Part of loving Broadway is loving bad taste, loving tacky things.
There are many intelligent and well-crafted moments in the history of the Tony Awards: Patti LuPone as Rose, in "Gypsy," Sutton Foster bringing down the Act One curtain in "Anything Goes," the little Bechdel from "Fun Home," doing "Ring of Keys."
My all-time favorite Tony moment is not intelligent or tasteful. It is tacky, and it's devastating.
I don't know the plot of "Side Show"; I've never seen "Side Show." Apparently, at the end of Act Two, two conjoined twins "lose their men." They feel frightened. They comfort each other: "I will never leave you."
Yes, the (adult) conjoined twins somberly remind each other: "I will never leave you."

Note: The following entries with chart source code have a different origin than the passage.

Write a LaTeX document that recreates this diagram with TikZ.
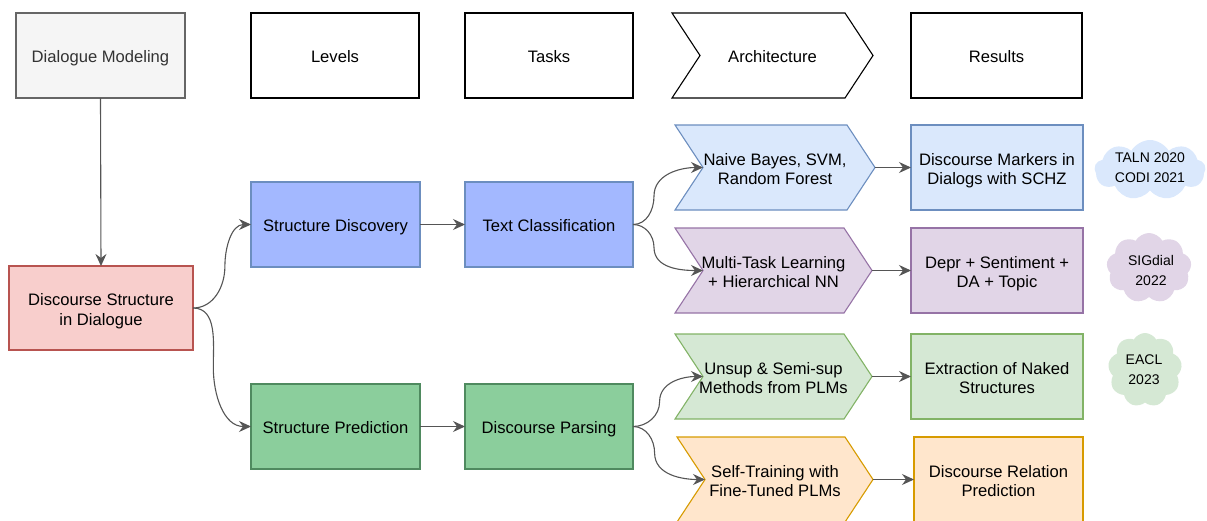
\documentclass[tikz,border=0pt]{standalone}
\usepackage{fontspec}
\setmainfont{Liberation Sans}
\usetikzlibrary{shapes.symbols,arrows.meta,calc}
\definecolor{grayfill}{HTML}{F5F5F5}
\definecolor{graystroke}{HTML}{666666}
\definecolor{graytext}{HTML}{333333}
\definecolor{redfill}{HTML}{F8CECC}
\definecolor{redstroke}{HTML}{B85450}
\definecolor{bluefill}{HTML}{A3B8FF}
\definecolor{bluestroke}{HTML}{6C8EBF}
\definecolor{greenfill}{HTML}{8BCE9C}
\definecolor{greenstroke}{HTML}{4F8A5F}
\definecolor{lbluefill}{HTML}{DAE8FC}
\definecolor{purplefill}{HTML}{E1D5E7}
\definecolor{purplestroke}{HTML}{9673A6}
\definecolor{lgreenfill}{HTML}{D5E8D4}
\definecolor{lgreenstroke}{HTML}{82B366}
\definecolor{orangefill}{HTML}{FFE6CC}
\definecolor{orangestroke}{HTML}{D79B00}
\definecolor{edgec}{HTML}{555555}
\newcommand{\mainfs}{\fontsize{16.6}{19.5}\selectfont}
\newcommand{\cloudfs}{\fontsize{14}{20}\selectfont}
\newcommand{\tb}[1]{\raisebox{-3.5pt}[\height][\depth]{\begin{tabular}{@{}c@{}}#1\end{tabular}}}
\newcommand{\mychev}[7]{%
  \draw[line width=1.1pt, fill=#5, draw=#6] (#2,#3) -- ++(#4-28,0) -- ++(28,42.5) -- ++(-28,42.5) -- ++(-#4+28,0) -- ++(28,-42.5) -- cycle;
  \node[font=\mainfs, align=center, inner sep=0pt] (#1) at (#2+#4/2,#3+42.5) {\tb{#7}};
  \coordinate (#1-in) at (#2+28,#3+42.5);
  \coordinate (#1-out) at (#2+#4,#3+42.5);
}
% #1 from, #2 to, #3 fraction for x of vertical tangent, #4 in angle at mid, #5 out angle at mid
\newcommand{\myconn}[5]{%
  \path ($(#1)!#3!(#2)$) coordinate (ma) ($(#1)!0.5!(#2)$) coordinate (mb);
  \draw[edge] (#1) to[out=0,in=#4] (ma |- mb) to[out=#5,in=180] (#2);
}
\tikzset{
  box/.style={draw, rectangle, line width=1.1pt, minimum height=85pt, align=center, font=\mainfs, inner sep=0pt, outer sep=0pt},
  edge/.style={draw=edgec, line width=1.1pt, -{Stealth[length=12pt,width=11pt,inset=4pt]}},
  cl/.style={cloud, cloud puffs=9, cloud puff arc=120, draw=none, inner sep=0pt},
  cltext/.style={font=\cloudfs, align=center, inner sep=0pt}
}
\begin{document}
\begin{tikzpicture}[x=1pt,y=-1pt]
\useasboundingbox (0,0) rectangle (1207,520);
% header row
\node[box, fill=grayfill, draw=graystroke, text=graytext, minimum width=169pt] (dm) at (100.5,55.5) {\tb{Dialogue Modeling}};
\node[box, fill=white, draw=black, minimum width=168pt] (lev) at (335,55.5) {\tb{Levels}};
\node[box, fill=white, draw=black, minimum width=168pt] (tasks) at (549,55.5) {\tb{Tasks}};
\mychev{arch}{672}{13}{201}{white}{black}{Architecture}
\node[box, fill=white, draw=black, minimum width=171pt] (res) at (996.5,55.5) {\tb{Results}};
% main boxes
\node[box, fill=redfill, draw=redstroke, minimum width=184pt, minimum height=84pt] (ds) at (101,308) {\tb{Discourse Structure\\in Dialogue}};
\node[box, fill=bluefill, draw=bluestroke, minimum width=169pt] (sd) at (335.5,224.5) {\tb{Structure Discovery}};
\node[box, fill=bluefill, draw=bluestroke, minimum width=168pt] (tc) at (549,224.5) {\tb{Text Classification}};
\node[box, fill=greenfill, draw=greenstroke, minimum width=169pt] (sp) at (335.5,426.5) {\tb{Structure Prediction}};
\node[box, fill=greenfill, draw=greenstroke, minimum width=168pt] (dp) at (549,426.5) {\tb{Discourse Parsing}};
% architecture chevrons
\mychev{nb}{675}{125}{200}{lbluefill}{bluestroke}{Naive Bayes, SVM,\\Random Forest}
\mychev{mt}{675}{228}{197}{purplefill}{purplestroke}{Multi-Task Learning\\+ Hierarchical NN}
\mychev{un}{675}{334}{197}{lgreenfill}{lgreenstroke}{Unsup \& Semi-sup\\Methods from PLMs}
\mychev{st}{677}{437}{196}{orangefill}{orangestroke}{Self-Training with\\Fine-Tuned PLMs}
% results
\node[box, fill=lbluefill, draw=bluestroke, minimum width=172pt] (dmk) at (997,167.5) {\tb{Discourse Markers in\\Dialogs with SCHZ}};
\node[box, fill=purplefill, draw=purplestroke, minimum width=172pt] (depr) at (997,270.5) {\tb{Depr + Sentiment +\\DA + Topic}};
\node[box, fill=lgreenfill, draw=lgreenstroke, minimum width=172pt] (ext) at (997,376.5) {\tb{Extraction of Naked\\Structures}};
\node[box, fill=orangefill, draw=orangestroke, minimum width=169pt] (drp) at (998.5,479.5) {\tb{Discourse Relation\\Prediction}};
% clouds
\node[cl, fill=lbluefill, minimum width=111pt, minimum height=60pt, aspect=1.85] (c1) at (1150,170) {};
\node[cltext] (c1t) at (1150,167.5) {TALN 2020\\CODI 2021};
\node[cl, fill=purplefill, minimum width=85pt, minimum height=70pt, aspect=1.21] (c2) at (1149,268) {};
\node[cltext] (c2t) at (1151,270) {SIGdial\\2022};
\node[cl, fill=lgreenfill, minimum width=74pt, minimum height=74pt, aspect=1] (c3) at (1145,370) {};
\node[cltext] (c3t) at (1144,369.5) {EACL\\2023};
% connectors
\draw[edge] (dm.south) -- (ds.north);
\myconn{ds.east}{sd.west}{0.55}{-90}{90}
\myconn{ds.east}{sp.west}{0.35}{90}{-90}
\draw[edge] (sd.east) -- (tc.west);
\draw[edge] (sp.east) -- (dp.west);
\myconn{tc.east}{nb-in}{0.3}{-90}{90}
\myconn{tc.east}{mt-in}{0.3}{90}{-90}
\myconn{dp.east}{un-in}{0.38}{-90}{90}
\myconn{dp.east}{st-in}{0.3}{90}{-90}
\draw[edge] (nb-out) -- (dmk.west);
\draw[edge] (mt-out) -- (depr.west);
\draw[edge] (un-out) -- (ext.west);
\draw[edge] (st-out) -- (drp.west);
\end{tikzpicture}
\end{document}
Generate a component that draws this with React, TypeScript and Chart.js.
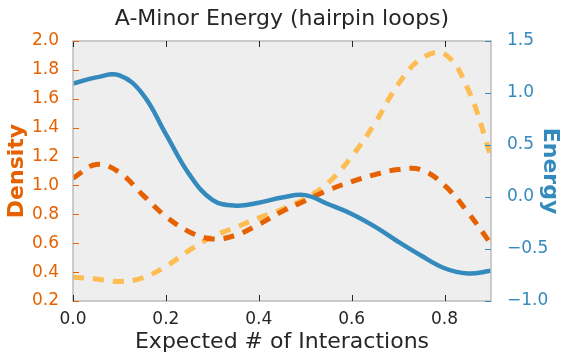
import React, { useEffect, useRef } from "react";
import { Chart, registerables } from "chart.js";

Chart.register(...registerables);

// ---- data ----
const xValues = [0, 0.05, 0.1, 0.15, 0.2, 0.25, 0.3, 0.35, 0.4, 0.45, 0.5, 0.55, 0.6, 0.65, 0.7, 0.75, 0.8, 0.85, 0.9];
const energy = [1.09, 1.15, 1.17, 0.99, 0.605, 0.22, -0.027, -0.083, -0.055, -0.005, 0.018, -0.07, -0.163, -0.285, -0.43, -0.565, -0.685, -0.735, -0.71];
const densityDark = [1.05, 1.145, 1.09, 0.935, 0.785, 0.68, 0.63, 0.655, 0.73, 0.82, 0.894, 0.968, 1.026, 1.075, 1.11, 1.108, 1.0, 0.815, 0.594];
const densityLight = [0.364, 0.353, 0.335, 0.36, 0.44, 0.55, 0.645, 0.71, 0.775, 0.835, 0.91, 1.02, 1.2, 1.43, 1.7, 1.878, 1.91, 1.67, 1.2];

const xTicks = [0, 0.2, 0.4, 0.6, 0.8];
const densityTicks = [0.2, 0.4, 0.6, 0.8, 1.0, 1.2, 1.4, 1.6, 1.8, 2.0];
const energyTicks = [-1.0, -0.5, 0.0, 0.5, 1.0, 1.5];

const titleText = "A-Minor Energy (hairpin loops)";
const xTitle = "Expected # of Interactions";
const leftTitle = "Density";
const rightTitle = "Energy";

const FONT = "'DejaVu Sans', sans-serif";
const BLUE = "#348ABD";
const DARK = "#e66101";
const LIGHT = "#fdbd52";
const TEXT = "#262626";

const fmt = (v: number) => Number(v).toFixed(1).replace("-", "\u2212");

const bgPlugin = {
  id: "bgPlugin",
  beforeDraw(chart: any) {
    const { ctx, chartArea: a } = chart;
    ctx.save();
    ctx.fillStyle = "#eeeeee";
    ctx.fillRect(a.left, a.top, a.right - a.left, a.bottom - a.top);
    ctx.restore();
  },
};

const framePlugin = {
  id: "framePlugin",
  afterDatasetsDraw(chart: any) {
    const { ctx, chartArea: a, scales } = chart;
    ctx.save();
    ctx.strokeStyle = "#bcbcbc";
    ctx.lineWidth = 1.5;
    ctx.strokeRect(a.left, a.top, a.right - a.left, a.bottom - a.top);
    const L = 6;
    ctx.lineWidth = 1;
    ctx.strokeStyle = TEXT;
    ctx.beginPath();
    for (const v of xTicks) {
      const px = Math.round(scales.x.getPixelForValue(v)) + 0.5;
      ctx.moveTo(px, a.bottom);
      ctx.lineTo(px, a.bottom - L);
      ctx.moveTo(px, a.top);
      ctx.lineTo(px, a.top + L);
    }
    ctx.stroke();
    ctx.strokeStyle = DARK;
    ctx.beginPath();
    for (const v of densityTicks) {
      const py = Math.round(scales.y.getPixelForValue(v)) + 0.5;
      ctx.moveTo(a.left, py);
      ctx.lineTo(a.left + L, py);
    }
    ctx.stroke();
    ctx.strokeStyle = BLUE;
    ctx.beginPath();
    for (const v of energyTicks) {
      const py = Math.round(scales.y1.getPixelForValue(v)) + 0.5;
      ctx.moveTo(a.right, py);
      ctx.lineTo(a.right - L, py);
    }
    ctx.stroke();
    ctx.restore();
  },
};

export default function App() {
  const ref = useRef<HTMLCanvasElement | null>(null);
  useEffect(() => {
    if (!ref.current) return;
    const pts = (ys: number[]) => xValues.map((x, i) => ({ x, y: ys[i] }));
    const chart = new Chart(ref.current, {
      type: "line",
      data: {
        datasets: [
          {
            label: "Energy",
            data: pts(energy),
            yAxisID: "y1",
            borderColor: BLUE,
            borderWidth: 4.5,
            pointRadius: 0,
            tension: 0.4,
            fill: false,
          },
          {
            label: "Density (dark)",
            data: pts(densityDark),
            yAxisID: "y",
            borderColor: DARK,
            borderWidth: 5,
            borderDash: [11, 9],
            borderCapStyle: "butt",
            pointRadius: 0,
            tension: 0.4,
            fill: false,
          },
          {
            label: "Density (light)",
            data: pts(densityLight),
            yAxisID: "y",
            borderColor: LIGHT,
            borderWidth: 5,
            borderDash: [11, 9],
            borderCapStyle: "butt",
            pointRadius: 0,
            tension: 0.4,
            fill: false,
          },
        ],
      },
      options: {
        responsive: false,
        animation: false,
        devicePixelRatio: 1,
        layout: { padding: 0 },
        plugins: {
          legend: { display: false },
          tooltip: { enabled: false },
          title: {
            display: true,
            text: titleText,
            color: TEXT,
            font: { family: FONT, size: 22, weight: "normal" },
            padding: { top: 5.9, bottom: 8.7 },
          },
        },
        scales: {
          x: {
            type: "linear",
            min: 0,
            max: 0.9,
            afterBuildTicks: (s: any) => {
              s.ticks = xTicks.map((v) => ({ value: v }));
            },
            afterFit: (s: any) => {
              s.height = 57;
            },
            grid: { display: false },
            border: { display: false },
            ticks: {
              color: TEXT,
              font: { family: FONT, size: 17 },
              padding: 0,
              maxRotation: 0,
              autoSkip: false,
              callback: (v: any) => fmt(v),
            },
            title: {
              display: true,
              text: xTitle,
              color: TEXT,
              font: { family: FONT, size: 22 },
              padding: { top: 0, bottom: 2.4 },
            },
          },
          y: {
            type: "linear",
            position: "left",
            min: 0.2,
            max: 2.0,
            afterBuildTicks: (s: any) => {
              s.ticks = densityTicks.map((v) => ({ value: v }));
            },
            afterFit: (s: any) => {
              s.width = 73;
            },
            grid: { display: false },
            border: { display: false },
            ticks: {
              color: DARK,
              font: { family: FONT, size: 17 },
              padding: 6,
              autoSkip: false,
              callback: (v: any) => fmt(v),
            },
            title: {
              display: true,
              text: leftTitle,
              color: DARK,
              font: { family: FONT, size: 22, weight: "bold" },
              padding: { top: 4.2, bottom: 0 },
            },
          },
          y1: {
            type: "linear",
            position: "right",
            min: -1.0,
            max: 1.5,
            afterBuildTicks: (s: any) => {
              s.ticks = energyTicks.map((v) => ({ value: v }));
            },
            afterFit: (s: any) => {
              s.width = 73;
            },
            grid: { display: false },
            border: { display: false },
            ticks: {
              color: BLUE,
              font: { family: FONT, size: 17 },
              padding: 8,
              autoSkip: false,
              callback: (v: any) => fmt(v),
            },
            title: {
              display: true,
              text: rightTitle,
              color: BLUE,
              font: { family: FONT, size: 22, weight: "bold" },
              padding: { top: 1.2, bottom: 0 },
            },
          },
        },
      },
      plugins: [bgPlugin, framePlugin],
    } as any);
    return () => chart.destroy();
  }, []);
  return (
    <div style={{ position: "fixed", left: 0, top: 0, width: 564, height: 358, background: "#fff" }}>
      <canvas ref={ref} width={564} height={358} style={{ display: "block", width: 564, height: 358 }} />
    </div>
  );
}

This is problematic for any number of reasons, but I can't, can't, can't stop watching Emily Skinner and Alice Ripley. I admire their commitment; both seem to say, "I will never admit that what I am doing here is absurd." Their voices blend perfectly. (They were nominated, together, for one Tony Award, and this doesn't happen often, though the children from "Sound of Music" were nominated for a shared Tony, and a twist on this also occurred with "Billy Elliot.")
The moment when you gasp--if you're a gay man--is around 2:20. That's Emily Skinner, introducing the key change. Note, also, her final riff: "One though we're two!" (I'm also obsessed with Alice Ripley's soprano belt; Ripley's voice was not notably damaged, at this stage in her career.)
Emily Skinner is not a flashy diva, but she is hugely talented, she does reliable work in unworthy projects ("The Cher Show," "The Full Monty"), she is funny and deeply sane, and she deserves her own Tony.
Listen--now--in these troubled times. You (probably?) won't regret it.